Multi-region Patterns
Pattern 1: Active-Passive (Failover)
Setup: Primary region handles all traffic. Secondary region is warm standby (data replicated, but not handling traffic).
- Pros: Simpler to manage, lower cost (secondary doesn't fully run)
- Cons: Failover takes time (RTO not near-zero), secondary resources unused
- When to use: Apps that can tolerate 5-15 minute failover, lower budget
Users
↓
Front Door (primary.region1.com)
↓
PRIMARY REGION (East US)
├── App VMs (running)
├── Database (primary, active)
└── Storage (active)
↓ data replication
SECONDARY REGION (West US)
├── App VMs (powered off or minimal)
├── Database (replica, read-only)
└── Storage (geo-redundant copy)
Normal: All traffic East US
Failure: Manual failover or auto after timeout
Pattern 2: Active-Active (Always On)
Setup: Both regions handle traffic simultaneously. Users routed based on latency/geography.
- Pros: No failover delay (both always on), utilizes resources efficiently, better user experience
- Cons: Complex (data consistency, session management), higher cost (run 2x resources)
- When to use: Mission-critical, must survive region failure seamlessly, budget allows
Users
↓
Front Door (geolocation routing)
├── East US users → Region 1 app/db
└── West US users → Region 2 app/db
Region 1: App + Primary DB (10M customers)
Region 2: App + Primary DB (10M customers)
Cross-region replication (eventual consistency)
Failure: If Region 1 fails, Front Door auto-routes East users to Region 2
Data Consistency Challenges
Challenge: Cross-region Data Replication
Problem: If you replicate data across regions, which is the source of truth?
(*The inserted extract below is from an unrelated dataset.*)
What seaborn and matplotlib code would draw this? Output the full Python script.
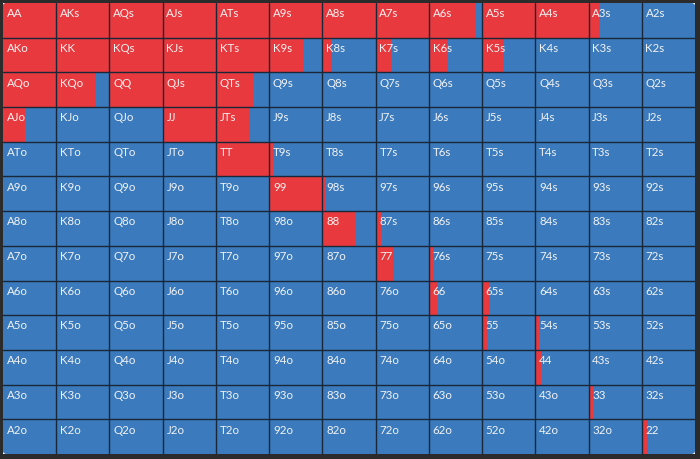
import numpy as np
import pandas as pd
import seaborn as sns
import matplotlib
matplotlib.use("Agg")
import matplotlib.pyplot as plt
from matplotlib.patches import FancyBboxPatch

ranks = ["A", "K", "Q", "J", "T", "9", "8", "7", "6", "5", "4", "3", "2"]

# fraction of each hand played (red share of cell), rows/cols in rank order
row_A = [1, 1, 1, 1, 1, 1, 1, 1, 0.88, 1, 1, 0.19, 0]
row_K = [1, 1, 1, 1, 1, 0.64, 0.19, 0.28, 0.34, 0.41, 0, 0, 0]
row_Q = [1, 0.75, 1, 1, 0.72, 0, 0, 0, 0, 0, 0, 0, 0]
row_J = [0.42, 0, 0, 1, 0.64, 0, 0, 0, 0, 0, 0, 0, 0]
row_T = [0, 0, 0, 0, 1, 0.08, 0, 0, 0, 0, 0, 0, 0]
row_9 = [0, 0, 0, 0, 0, 1, 0.07, 0, 0, 0, 0, 0, 0]
row_8 = [0, 0, 0, 0, 0, 0, 0.62, 0.11, 0, 0, 0, 0, 0]
row_7 = [0, 0, 0, 0, 0, 0, 0, 0.34, 0.09, 0, 0, 0, 0]
row_6 = [0, 0, 0, 0, 0, 0, 0, 0, 0.15, 0.14, 0, 0, 0]
row_5 = [0, 0, 0, 0, 0, 0, 0, 0, 0, 0.10, 0.06, 0, 0]
row_4 = [0, 0, 0, 0, 0, 0, 0, 0, 0, 0, 0.11, 0, 0]
row_3 = [0, 0, 0, 0, 0, 0, 0, 0, 0, 0, 0, 0.09, 0]
row_2 = [0, 0, 0, 0, 0, 0, 0, 0, 0, 0, 0, 0, 0.11]
freq = [row_A, row_K, row_Q, row_J, row_T, row_9, row_8, row_7,
        row_6, row_5, row_4, row_3, row_2]

RED = "#e8393f"
BLUE = "#3b7bbd"
LINE = "#1a2738"
BG = "#2b2b2b"
TXT = "#f2f2f2"

sns.set_theme(style="white")
plt.rcParams["font.family"] = ["Lato", "DejaVu Sans"]

n = len(ranks)
labels = []
for i in range(n):
    rowl = []
    for j in range(n):
        if i == j:
            rowl.append(ranks[i] + ranks[j])
        elif i < j:
            rowl.append(ranks[i] + ranks[j] + "s")
        else:
            rowl.append(ranks[j] + ranks[i] + "o")
    labels.append(rowl)

fig = plt.figure(figsize=(7.0, 4.59), dpi=100, facecolor=BG)
W, H = 700, 459
ax = fig.add_axes([3 / W, (H - 454) / H, 692 / W, 451 / H])

df = pd.DataFrame(np.zeros((n, n)), index=ranks, columns=ranks)
sns.heatmap(df, ax=ax, cmap=matplotlib.colors.ListedColormap([BLUE]),
            cbar=False, linewidths=0, xticklabels=False, yticklabels=False)

clip = FancyBboxPatch((0, 0), 1, 1, boxstyle="round,pad=0,rounding_size=0.006",
                      transform=ax.transAxes, facecolor="none", edgecolor="none")
ax.add_patch(clip)
for coll in ax.collections:
    coll.set_clip_path(clip)

for i in range(n):
    bars = ax.barh([i + 0.5] * n, freq[i], left=np.arange(n), height=1.0,
                   color=RED, linewidth=0, align="center", zorder=2)
    for b in bars:
        b.set_clip_path(clip)

for k in range(1, n):
    ax.axhline(k, color=LINE, lw=1.0, zorder=3)
    ax.axvline(k, color=LINE, lw=1.0, zorder=3)

for i in range(n):
    for j in range(n):
        ax.text(j + 0.07, i + 0.15, labels[i][j], ha="left", va="top",
                color=TXT, fontsize=8.3, zorder=4)

ax.set_xlim(0, n)
ax.set_ylim(n, 0)
for s in ax.spines.values():
    s.set_visible(False)

fig.savefig("out.png", dpi=100, facecolor=BG)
What if writes happen to both at once?
Solutions:
- Asynchronous (Eventual Consistency): Write to primary, async replicate to secondary. Secondary may be slightly behind. Best for high-performance systems (e.g., social media likes)
- Synchronous (Strong Consistency): Write only to primary, sync replicate to secondary. Slower writes, but data always consistent. Best for financial/healthcare
- Multi-master: Both regions accept writes. Conflict resolution needed (usually last-write-wins or custom logic)
Failover Scenarios
Real-world Example: Global SaaS Platform
Setup (Active-Active):
• Region 1 (East US): App tier + read-write database
• Region 2 (West EU): App tier + read-write database
• Front Door: Routes based on user geography (East users → Region 1, EU users → Region 2)
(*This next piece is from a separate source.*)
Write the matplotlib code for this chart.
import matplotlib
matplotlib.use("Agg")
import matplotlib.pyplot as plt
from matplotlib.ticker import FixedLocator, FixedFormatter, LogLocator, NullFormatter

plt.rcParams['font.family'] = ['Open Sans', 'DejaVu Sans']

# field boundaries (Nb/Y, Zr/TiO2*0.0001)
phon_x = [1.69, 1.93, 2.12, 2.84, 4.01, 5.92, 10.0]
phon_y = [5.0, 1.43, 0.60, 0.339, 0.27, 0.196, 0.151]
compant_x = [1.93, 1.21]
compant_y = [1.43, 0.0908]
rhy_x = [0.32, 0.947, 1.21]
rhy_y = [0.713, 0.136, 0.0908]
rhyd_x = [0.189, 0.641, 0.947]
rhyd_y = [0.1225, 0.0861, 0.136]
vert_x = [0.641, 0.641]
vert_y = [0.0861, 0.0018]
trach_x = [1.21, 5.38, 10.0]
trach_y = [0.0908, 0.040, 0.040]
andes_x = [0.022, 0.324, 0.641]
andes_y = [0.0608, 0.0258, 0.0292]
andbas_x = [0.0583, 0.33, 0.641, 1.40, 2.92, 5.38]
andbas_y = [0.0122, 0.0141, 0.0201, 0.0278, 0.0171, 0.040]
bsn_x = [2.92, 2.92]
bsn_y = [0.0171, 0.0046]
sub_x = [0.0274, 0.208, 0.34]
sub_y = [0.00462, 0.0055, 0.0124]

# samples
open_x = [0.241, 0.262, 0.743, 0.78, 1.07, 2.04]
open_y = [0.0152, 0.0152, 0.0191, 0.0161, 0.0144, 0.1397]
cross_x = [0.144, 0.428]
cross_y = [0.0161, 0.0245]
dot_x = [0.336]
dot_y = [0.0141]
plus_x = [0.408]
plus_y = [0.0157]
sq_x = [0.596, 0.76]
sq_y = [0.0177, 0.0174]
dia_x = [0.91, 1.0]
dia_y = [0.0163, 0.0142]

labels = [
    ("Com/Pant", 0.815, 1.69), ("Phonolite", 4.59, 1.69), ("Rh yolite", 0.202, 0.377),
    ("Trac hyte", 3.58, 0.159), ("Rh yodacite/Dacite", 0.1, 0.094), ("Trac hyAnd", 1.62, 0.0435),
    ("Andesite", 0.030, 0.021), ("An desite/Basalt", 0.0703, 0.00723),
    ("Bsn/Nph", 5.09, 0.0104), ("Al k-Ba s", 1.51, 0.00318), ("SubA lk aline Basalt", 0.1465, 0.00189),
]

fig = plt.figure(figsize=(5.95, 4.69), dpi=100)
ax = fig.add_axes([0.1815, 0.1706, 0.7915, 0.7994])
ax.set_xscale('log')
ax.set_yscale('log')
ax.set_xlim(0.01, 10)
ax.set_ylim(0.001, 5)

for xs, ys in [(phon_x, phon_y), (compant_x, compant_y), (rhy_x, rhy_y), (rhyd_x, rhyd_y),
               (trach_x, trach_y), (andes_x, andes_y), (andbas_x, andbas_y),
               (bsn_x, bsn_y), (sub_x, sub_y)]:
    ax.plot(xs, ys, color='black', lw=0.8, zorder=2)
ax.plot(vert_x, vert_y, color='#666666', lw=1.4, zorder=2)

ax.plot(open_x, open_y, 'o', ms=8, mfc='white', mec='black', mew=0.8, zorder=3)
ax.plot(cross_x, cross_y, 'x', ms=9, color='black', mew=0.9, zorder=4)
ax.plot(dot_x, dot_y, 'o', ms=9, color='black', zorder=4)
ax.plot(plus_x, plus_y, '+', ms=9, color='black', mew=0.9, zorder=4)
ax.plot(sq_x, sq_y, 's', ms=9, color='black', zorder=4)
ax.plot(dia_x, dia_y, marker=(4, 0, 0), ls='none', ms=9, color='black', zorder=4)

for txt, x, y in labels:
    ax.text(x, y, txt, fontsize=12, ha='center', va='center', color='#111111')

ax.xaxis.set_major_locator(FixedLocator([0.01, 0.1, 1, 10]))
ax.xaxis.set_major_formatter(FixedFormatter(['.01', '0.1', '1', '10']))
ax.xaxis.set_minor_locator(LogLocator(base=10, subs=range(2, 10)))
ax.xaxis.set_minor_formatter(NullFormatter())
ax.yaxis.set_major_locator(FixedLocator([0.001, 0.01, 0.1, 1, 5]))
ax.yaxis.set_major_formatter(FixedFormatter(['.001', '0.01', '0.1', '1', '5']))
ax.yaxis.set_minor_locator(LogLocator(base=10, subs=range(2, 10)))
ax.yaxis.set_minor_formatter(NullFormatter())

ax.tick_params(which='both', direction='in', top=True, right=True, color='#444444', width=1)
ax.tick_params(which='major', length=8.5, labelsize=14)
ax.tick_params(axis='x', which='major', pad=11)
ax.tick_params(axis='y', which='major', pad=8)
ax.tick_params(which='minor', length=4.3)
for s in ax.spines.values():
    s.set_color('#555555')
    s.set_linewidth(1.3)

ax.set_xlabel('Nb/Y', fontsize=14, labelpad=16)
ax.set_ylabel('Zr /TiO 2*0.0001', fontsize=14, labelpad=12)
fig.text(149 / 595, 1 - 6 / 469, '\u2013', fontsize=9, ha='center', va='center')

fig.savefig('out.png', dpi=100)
• Data: Cross-region replication with eventual consistency (low latency priority)
Normal Operation:
User in New York hits Region 1 (fast), user in London hits Region 2 (fast)
Scenario 1: East US datacenter fire
• Region 1 DB goes down
• Front Door detects region unhealthy
• East US users auto-routed to Region 2
• Slight latency increase (300ms vs 10ms), but service continues
Scenario 2: West EU network issue
• Region 2 temporarily unreachable
• EU users fallback to Region 1
• Worse latency, but no downtime
Result: 99.99%+ availability, survives single region failure, optimized latency per geography
Multi-region Design Decisions
Decision 1: Active-Active or Active-Passive?
- Active-Active: Higher SLA target (99.99%+), tolerate complexity/cost
- Active-Passive: 99.9% SLA acceptable, lower cost/complexity
Decision 2: How Many Regions?
- 2 regions: Survives 1 region failure, standard choice
- 3+ regions: Survives 2 region failures (very rare), expensive, use if critical
Decision 3: Data Consistency Model?
- Eventual consistency: Fast writes, acceptable delay, non-transactional data
- Strong consistency: Slow writes, always up-to-date, financial/healthcare data
Summary
- Multi-region: Replicate system across geographic regions for disaster recovery & latency
- Active-Passive: Lower cost, manual failover, slower RTO
- Active-Active: Higher SLA, instant failover, complex data consistency
- Data consistency: Choose eventual (fast) vs strong (safe) based on use case
- Front Door: Geo-aware routing, automatic failover detection
Interview Questions
A: Active-Passive: Primary handles all traffic, secondary stands by. Cheaper, simpler, slower failover (~5-15 min). Active-Active: Both regions handle traffic, instant failover. More complex/costly, used for mission-critical. Choose based on RTO needs.
A: Active-Active: Region 1 (US) + Region 2 (EU) + Region 3 (Asia). Each region has app + game state database. Front Door routes by geography. Use eventual consistency for game state (fast updates). Anti-cheat service centralized or distributed. Costs high, but achieves SLA & latency.
A: RTO = Recovery Time Objective = how fast can you failover (active-active = near-zero, active-passive = 5-15 min). RPO = Recovery Point Objective = how much data can you lose (async replication = lose recent writes, sync = lose nothing).